### ENTRIES:
>> start

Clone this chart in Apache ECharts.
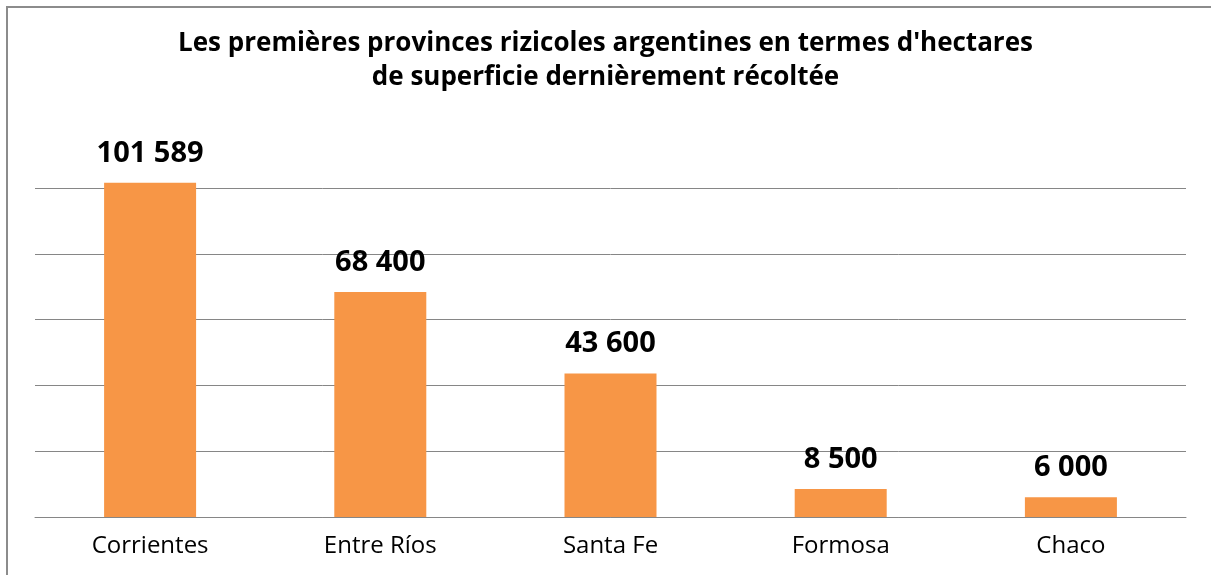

>> end
>> start

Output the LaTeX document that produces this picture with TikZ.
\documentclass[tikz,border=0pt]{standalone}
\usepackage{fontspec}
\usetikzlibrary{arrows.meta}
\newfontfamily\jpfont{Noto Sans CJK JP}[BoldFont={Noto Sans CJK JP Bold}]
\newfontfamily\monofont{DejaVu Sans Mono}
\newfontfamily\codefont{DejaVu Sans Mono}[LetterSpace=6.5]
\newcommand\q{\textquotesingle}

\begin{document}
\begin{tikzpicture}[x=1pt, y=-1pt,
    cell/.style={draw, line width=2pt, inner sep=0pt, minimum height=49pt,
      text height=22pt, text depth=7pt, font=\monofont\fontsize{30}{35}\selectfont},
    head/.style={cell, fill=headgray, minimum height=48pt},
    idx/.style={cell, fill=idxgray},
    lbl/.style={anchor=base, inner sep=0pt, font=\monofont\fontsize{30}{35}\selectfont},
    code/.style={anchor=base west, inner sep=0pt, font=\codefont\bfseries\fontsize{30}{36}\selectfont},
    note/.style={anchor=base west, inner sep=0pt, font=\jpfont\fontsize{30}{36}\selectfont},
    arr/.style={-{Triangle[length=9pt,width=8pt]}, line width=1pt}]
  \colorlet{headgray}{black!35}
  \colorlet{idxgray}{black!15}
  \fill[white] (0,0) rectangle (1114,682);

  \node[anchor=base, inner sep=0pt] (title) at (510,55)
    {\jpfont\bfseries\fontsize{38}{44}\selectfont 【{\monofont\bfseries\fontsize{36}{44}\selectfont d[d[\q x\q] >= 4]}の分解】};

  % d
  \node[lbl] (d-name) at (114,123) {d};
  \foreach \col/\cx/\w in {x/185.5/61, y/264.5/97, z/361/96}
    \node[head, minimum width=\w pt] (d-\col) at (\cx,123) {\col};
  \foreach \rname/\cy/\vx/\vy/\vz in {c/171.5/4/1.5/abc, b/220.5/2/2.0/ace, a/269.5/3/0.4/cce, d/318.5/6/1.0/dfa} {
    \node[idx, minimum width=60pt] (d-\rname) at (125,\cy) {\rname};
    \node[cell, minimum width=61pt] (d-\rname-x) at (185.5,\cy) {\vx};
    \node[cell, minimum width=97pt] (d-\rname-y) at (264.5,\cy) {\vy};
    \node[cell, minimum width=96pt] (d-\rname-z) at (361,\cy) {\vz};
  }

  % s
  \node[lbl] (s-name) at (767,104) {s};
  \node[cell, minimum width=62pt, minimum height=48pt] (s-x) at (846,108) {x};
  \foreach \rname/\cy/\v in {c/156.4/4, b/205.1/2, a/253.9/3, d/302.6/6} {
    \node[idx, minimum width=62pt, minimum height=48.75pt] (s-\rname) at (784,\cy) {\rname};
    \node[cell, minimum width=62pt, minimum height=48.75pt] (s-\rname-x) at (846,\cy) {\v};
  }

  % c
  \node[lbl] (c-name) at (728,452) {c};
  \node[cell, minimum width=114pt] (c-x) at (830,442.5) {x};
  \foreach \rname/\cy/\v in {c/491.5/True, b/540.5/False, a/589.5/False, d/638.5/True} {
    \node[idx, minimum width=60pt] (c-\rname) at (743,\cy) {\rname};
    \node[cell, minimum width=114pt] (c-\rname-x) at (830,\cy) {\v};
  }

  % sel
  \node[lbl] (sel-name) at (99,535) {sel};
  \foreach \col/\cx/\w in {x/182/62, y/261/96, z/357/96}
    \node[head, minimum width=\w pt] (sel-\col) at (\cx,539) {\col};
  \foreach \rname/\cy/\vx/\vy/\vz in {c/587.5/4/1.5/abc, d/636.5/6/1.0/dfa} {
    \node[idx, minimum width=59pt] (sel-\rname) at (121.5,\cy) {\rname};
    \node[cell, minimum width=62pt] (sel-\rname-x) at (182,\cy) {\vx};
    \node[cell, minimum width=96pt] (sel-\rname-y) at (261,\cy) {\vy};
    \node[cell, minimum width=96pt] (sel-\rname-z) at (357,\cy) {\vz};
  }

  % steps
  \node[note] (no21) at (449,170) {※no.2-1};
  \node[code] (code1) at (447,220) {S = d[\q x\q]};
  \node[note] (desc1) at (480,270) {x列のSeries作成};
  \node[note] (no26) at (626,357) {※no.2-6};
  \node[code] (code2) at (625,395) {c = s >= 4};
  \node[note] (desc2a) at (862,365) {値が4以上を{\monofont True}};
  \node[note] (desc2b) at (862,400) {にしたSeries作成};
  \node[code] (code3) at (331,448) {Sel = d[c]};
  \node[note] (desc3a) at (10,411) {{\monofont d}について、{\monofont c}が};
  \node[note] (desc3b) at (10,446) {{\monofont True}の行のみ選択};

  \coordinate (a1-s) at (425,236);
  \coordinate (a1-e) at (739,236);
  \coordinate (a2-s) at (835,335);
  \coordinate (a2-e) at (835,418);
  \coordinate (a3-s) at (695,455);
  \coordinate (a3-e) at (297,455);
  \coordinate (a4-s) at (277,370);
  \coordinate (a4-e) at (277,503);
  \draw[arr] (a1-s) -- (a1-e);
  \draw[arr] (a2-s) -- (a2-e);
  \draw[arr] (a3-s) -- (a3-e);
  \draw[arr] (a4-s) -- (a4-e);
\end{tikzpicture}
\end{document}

>> end
>> start

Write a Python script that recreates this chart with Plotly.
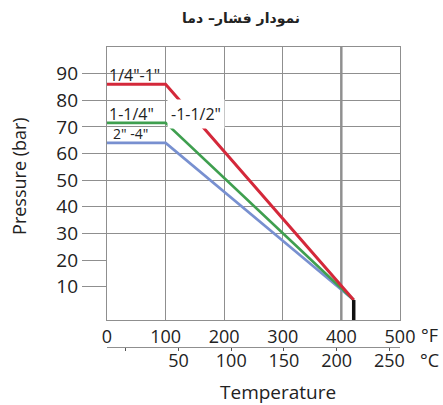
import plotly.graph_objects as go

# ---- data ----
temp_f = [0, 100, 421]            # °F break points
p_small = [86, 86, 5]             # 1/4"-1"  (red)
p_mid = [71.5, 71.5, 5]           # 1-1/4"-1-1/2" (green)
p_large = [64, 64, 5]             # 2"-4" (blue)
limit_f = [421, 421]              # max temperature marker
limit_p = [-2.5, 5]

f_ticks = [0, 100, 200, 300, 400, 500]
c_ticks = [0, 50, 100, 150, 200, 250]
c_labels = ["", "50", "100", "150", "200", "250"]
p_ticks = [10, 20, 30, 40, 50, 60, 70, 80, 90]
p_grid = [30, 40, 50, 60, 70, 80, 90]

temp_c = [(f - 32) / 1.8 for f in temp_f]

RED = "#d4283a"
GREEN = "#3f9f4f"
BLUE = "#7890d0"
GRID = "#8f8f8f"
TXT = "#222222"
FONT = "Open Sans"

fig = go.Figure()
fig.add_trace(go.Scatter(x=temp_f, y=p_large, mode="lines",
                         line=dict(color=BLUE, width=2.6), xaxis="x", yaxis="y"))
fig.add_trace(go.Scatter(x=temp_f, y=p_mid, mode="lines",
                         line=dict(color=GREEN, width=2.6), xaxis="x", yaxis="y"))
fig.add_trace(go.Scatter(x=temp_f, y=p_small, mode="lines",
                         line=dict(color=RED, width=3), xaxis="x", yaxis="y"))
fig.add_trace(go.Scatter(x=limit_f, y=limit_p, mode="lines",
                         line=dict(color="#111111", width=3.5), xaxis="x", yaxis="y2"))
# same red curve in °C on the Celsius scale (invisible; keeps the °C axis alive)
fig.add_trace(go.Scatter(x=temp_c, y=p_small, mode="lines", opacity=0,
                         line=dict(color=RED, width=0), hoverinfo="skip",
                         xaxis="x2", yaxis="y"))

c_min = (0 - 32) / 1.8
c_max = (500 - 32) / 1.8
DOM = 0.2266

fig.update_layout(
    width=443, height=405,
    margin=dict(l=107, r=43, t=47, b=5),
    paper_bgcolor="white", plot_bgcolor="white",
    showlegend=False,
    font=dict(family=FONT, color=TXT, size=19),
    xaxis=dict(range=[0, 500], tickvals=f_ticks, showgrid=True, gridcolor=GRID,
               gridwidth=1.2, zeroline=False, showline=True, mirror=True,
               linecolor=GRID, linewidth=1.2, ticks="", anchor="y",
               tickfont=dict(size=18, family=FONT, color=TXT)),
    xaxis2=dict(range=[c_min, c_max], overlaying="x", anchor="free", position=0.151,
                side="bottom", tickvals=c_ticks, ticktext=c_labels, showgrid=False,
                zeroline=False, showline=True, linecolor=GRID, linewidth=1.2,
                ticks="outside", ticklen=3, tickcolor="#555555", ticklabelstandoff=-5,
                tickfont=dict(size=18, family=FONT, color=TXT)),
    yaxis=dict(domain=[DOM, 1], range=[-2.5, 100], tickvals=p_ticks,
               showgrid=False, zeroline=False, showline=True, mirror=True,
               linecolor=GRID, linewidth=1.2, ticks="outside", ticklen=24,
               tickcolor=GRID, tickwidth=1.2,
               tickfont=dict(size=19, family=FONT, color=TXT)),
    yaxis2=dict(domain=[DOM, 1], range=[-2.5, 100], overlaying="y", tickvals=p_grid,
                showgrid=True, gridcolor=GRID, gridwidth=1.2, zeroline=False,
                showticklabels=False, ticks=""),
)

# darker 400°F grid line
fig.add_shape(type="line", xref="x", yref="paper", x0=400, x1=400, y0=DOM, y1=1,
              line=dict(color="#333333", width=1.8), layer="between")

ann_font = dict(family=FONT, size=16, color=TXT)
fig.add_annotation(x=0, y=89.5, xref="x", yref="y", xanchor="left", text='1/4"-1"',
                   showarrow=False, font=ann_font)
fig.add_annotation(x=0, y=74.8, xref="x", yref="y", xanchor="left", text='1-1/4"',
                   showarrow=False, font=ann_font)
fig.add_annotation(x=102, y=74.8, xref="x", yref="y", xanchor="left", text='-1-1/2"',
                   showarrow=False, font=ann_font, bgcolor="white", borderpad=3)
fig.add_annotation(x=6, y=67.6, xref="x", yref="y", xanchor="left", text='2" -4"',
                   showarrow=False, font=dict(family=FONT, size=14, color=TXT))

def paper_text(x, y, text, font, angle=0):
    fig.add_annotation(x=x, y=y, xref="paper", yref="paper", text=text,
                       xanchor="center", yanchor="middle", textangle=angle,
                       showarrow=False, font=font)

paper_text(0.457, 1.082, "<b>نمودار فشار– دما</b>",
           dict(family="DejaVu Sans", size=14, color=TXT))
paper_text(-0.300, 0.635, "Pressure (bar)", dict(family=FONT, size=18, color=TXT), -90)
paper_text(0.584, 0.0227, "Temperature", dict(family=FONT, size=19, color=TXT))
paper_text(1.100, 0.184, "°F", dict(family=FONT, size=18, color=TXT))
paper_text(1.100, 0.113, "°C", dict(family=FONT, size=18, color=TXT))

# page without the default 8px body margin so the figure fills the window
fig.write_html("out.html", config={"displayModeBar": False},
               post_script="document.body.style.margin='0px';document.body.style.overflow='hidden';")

>> end

### PROBLEM TO WORK ON:
Pick out each line containing "chart" and report it.

### ANSWER TO THIS EXERCISE:
Clone this chart in Apache ECharts.
Write a Python script that recreates this chart with Plotly.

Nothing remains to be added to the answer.